March 30, 2020
In the midst of one of the nation's worst coronavirus outbreaks, New Jersey will not be switching to self-service gas stations, Gov. Phil Murphy announced Monday.
New Jersey and Oregon are the only two states in the country with an outright ban on self-serve gas stations, although Oregon relaxed its prohibition in the state's rural communities in 2018.
In response to the COVID-19 pandemic, the Oregon Department of Energy decided to temporarily lift the state's ban, allowing gas stations to use their discretion about whether to let customers fill up their tanks.
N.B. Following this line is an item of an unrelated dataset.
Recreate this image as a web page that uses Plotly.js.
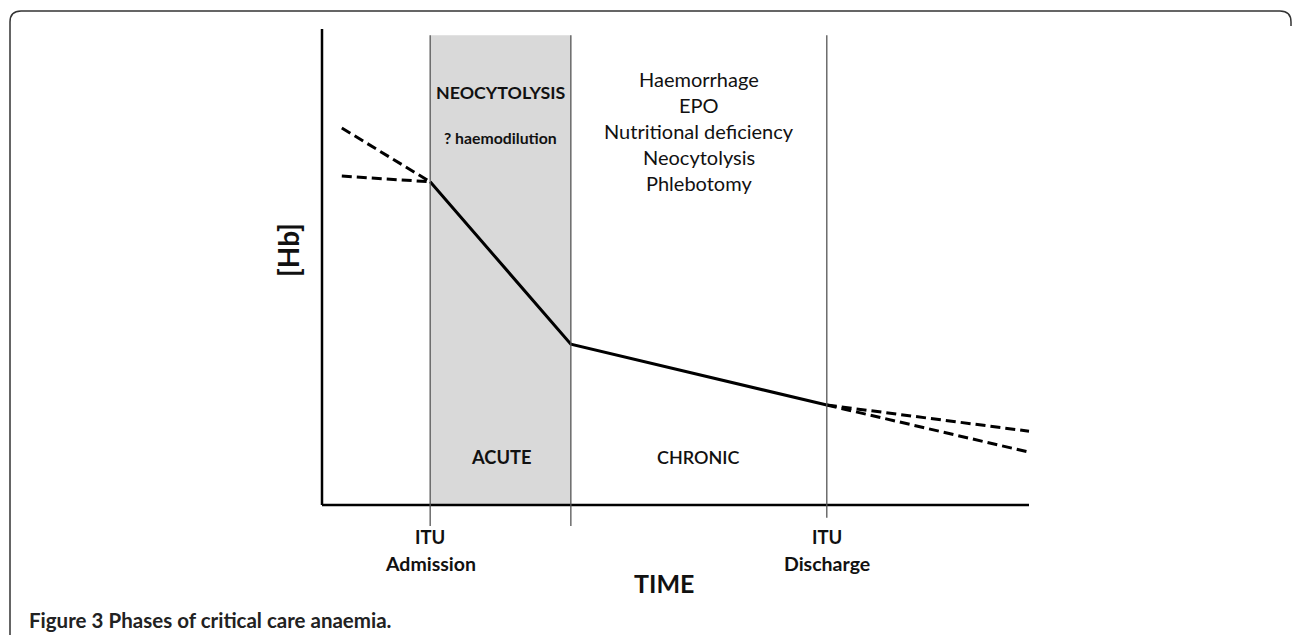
<!DOCTYPE html>
<html><head><meta charset="utf-8">
<script src="https://cdn.plot.ly/plotly-3.0.1.min.js"></script>
<style>html,body{margin:0;padding:0;background:#fff}#chart{width:1292px;height:635px}</style>
</head><body><div id="chart"></div>
<script>
// ---- data (arbitrary time units 0..100, arbitrary [Hb] units 0..100) ----
const phaseBoundaries = [15.3, 35.2, 71.4];          // ITU admission, end of acute phase, ITU discharge
const boundaryTop = [98.7, 98.7, 98.7];
const boundaryBottom = [-4.4, -4.4, -2.7];
const phaseNames = ["ACUTE", "CHRONIC"];
const boundaryLabels = [["ITU", "Admission"], null, ["ITU", "Discharge"]];
const acuteLabels = ["NEOCYTOLYSIS", "? haemodilution"];
const chronicCauses = ["Haemorrhage", "EPO", "Nutritional deficiency", "Neocytolysis", "Phlebotomy"];
const hbTime = [15.3, 35.2, 71.4];
const hbValue = [67.9, 33.8, 21.0];
const preTime = [2.8, 15.3];
const preUpper = [79.2, 67.9];
const preLower = [69.1, 67.9];
const postTime = [71.4, 100];
const postUpper = [21.0, 15.5];
const postLower = [21.0, 11.1];
const axisMax = [100, 100];

// ---- geometry ----
const W = 1292, H = 635;
const M = {l: 312, r: 253, t: 24, b: 100};
const PW = W - M.l - M.r, PH = H - M.t - M.b;
const px = v => (v - M.l) / PW;
const py = v => (M.t + PH - v) / PH;
const FONT = "Lato, 'Open Sans', sans-serif";
const INK = "#111";

const dashed = {color: "#000", width: 3, dash: "10px,5px"};
const traces = [
  {x: preTime, y: preUpper, mode: "lines", line: dashed, hoverinfo: "skip"},
  {x: preTime, y: preLower, mode: "lines", line: dashed, hoverinfo: "skip"},
  {x: postTime, y: postUpper, mode: "lines", line: dashed, hoverinfo: "skip"},
  {x: postTime, y: postLower, mode: "lines", line: dashed, hoverinfo: "skip"},
  {x: hbTime, y: hbValue, mode: "lines", line: {color: "#000", width: 3}, hoverinfo: "skip"}
];

const shapes = [
  {type: "rect", xref: "x", yref: "y", x0: phaseBoundaries[0], x1: phaseBoundaries[1], y0: 0, y1: boundaryTop[0],
   fillcolor: "#d9d9d9", line: {width: 0}, layer: "below"},
  // axes
  {type: "line", xref: "x", yref: "y", x0: 0, x1: axisMax[0], y0: 0, y1: 0, line: {color: "#000", width: 2.5}},
  {type: "line", xref: "x", yref: "y", x0: 0, x1: 0, y0: 0, y1: axisMax[1], line: {color: "#000", width: 2.5}},
  // figure border
  {type: "path", xref: "paper", yref: "paper",
   path: `M ${px(10)},${py(640)} L ${px(10)},${py(22)} Q ${px(10)},${py(11)} ${px(21)},${py(11)} L ${px(1280)},${py(11)} Q ${px(1291)},${py(11)} ${px(1291)},${py(22)} L ${px(1291)},${py(26)}`,
   line: {color: "#333", width: 1.5}}
];
phaseBoundaries.forEach((b, i) => {
  shapes.push({type: "line", xref: "x", yref: "y", x0: b, x1: b, y0: boundaryBottom[i], y1: boundaryTop[i],
    line: {color: "#555", width: 1.3}, layer: "above"});
});

const ann = [];
const txt = (o) => ann.push(Object.assign({showarrow: false, xanchor: "center", yanchor: "middle",
  font: {family: FONT, color: INK, size: 16}}, o));

const acuteMid = (phaseBoundaries[0] + phaseBoundaries[1]) / 2;
const chronicMid = (phaseBoundaries[1] + phaseBoundaries[2]) / 2;
txt({xref: "x", yref: "paper", x: acuteMid, y: py(92), text: "<b>" + acuteLabels[0] + "</b>",
  font: {family: FONT, color: INK, size: 17.8}});
txt({xref: "x", yref: "paper", x: acuteMid, y: py(137), text: "<b>" + acuteLabels[1] + "</b>",
  font: {family: FONT, color: INK, size: 15.8}});
chronicCauses.forEach((c, i) => {
  txt({xref: "x", yref: "paper", x: chronicMid, y: py(79 + 26 * i), text: c,
    font: {family: FONT, color: INK, size: 20}});
});
txt({xref: "x", yref: "paper", x: acuteMid, y: py(457), text: "<b>" + phaseNames[0] + "</b>",
  font: {family: FONT, color: INK, size: 18.3}});
txt({xref: "x", yref: "paper", x: chronicMid, y: py(457), text: phaseNames[1],
  font: {family: FONT, color: INK, size: 18, weight: 600}});
boundaryLabels.forEach((lab, i) => {
  if (!lab) return;
  txt({xref: "x", yref: "paper", x: phaseBoundaries[i], y: py(537), text: "<b>" + lab[0] + "</b>",
    font: {family: FONT, color: INK, size: 18.5}});
  txt({xref: "x", yref: "paper", x: phaseBoundaries[i], y: py(563), text: "<b>" + lab[1] + "</b>",
    font: {family: FONT, color: INK, size: 19.5}});
});
txt({xref: "paper", yref: "paper", x: px(664), y: py(583), text: "<b>TIME</b>",
  font: {family: FONT, color: INK, size: 25}});
txt({xref: "paper", yref: "paper", x: px(288), y: py(250), text: "<b>[Hb]</b>", textangle: -90,
  font: {family: FONT, color: INK, size: 28}});
txt({xref: "paper", yref: "paper", x: px(27), y: py(620), xanchor: "left",
  text: "<b>Figure 3</b> <b>Phases of critical care anaemia.</b>",
  font: {family: FONT, color: "#222", size: 20.5}});

const xr = [-(322 - M.l) / 7.07, 100 + (M.l + PW - 1029) / 7.07];
const yr = [-(M.t + PH - 505) / 4.76, 100 + (29 - M.t) / 4.76];

const layout = {
  width: W, height: H, margin: M, showlegend: false,
  paper_bgcolor: "#fff", plot_bgcolor: "rgba(0,0,0,0)",
  xaxis: {range: xr, visible: false, fixedrange: true},
  yaxis: {range: yr, visible: false, fixedrange: true},
  shapes: shapes, annotations: ann
};
Plotly.newPlot("chart", traces, layout, {displayModeBar: false, staticPlot: true});
</script></body></html>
The temporary measure will remain in effect until at least April 11.
Murphy tweeted that New Jersey is not looking to make a similar change.
PLEASE NOTE: We have no plans to turn our gas stations into self-serve at this time.— Governor Phil Murphy (@GovMurphy) March 30, 2020
Please DO NOT pump your own gas.
Oregon's temporary measure, which isn't mandatory, was put in place to ensure the health and safety of gas retailers. Individual stations can choose whether to give customers the option of self-service.
New Jersey's self-service ban at gas stations dates back to 1949, when legislators claimed the decision was about public safety. It appears to have been motivated more by the actions of some station owners attempting to undercut competition by charging less for self-service.
New Jersey eclipsed 16,600 COVID-19 cases and nearly 200 deaths on Monday as state officials worked aggressively to build up the medical system and enforce social distancing.
Though there may be pros and cons to the state's policy on self-service gas, the prevalence of COVID-19 in New Jersey compared to Oregon, where cases hit just 548 on Monday, suggests that fewer people touching pumps may be for the best at this stage of the pandemic.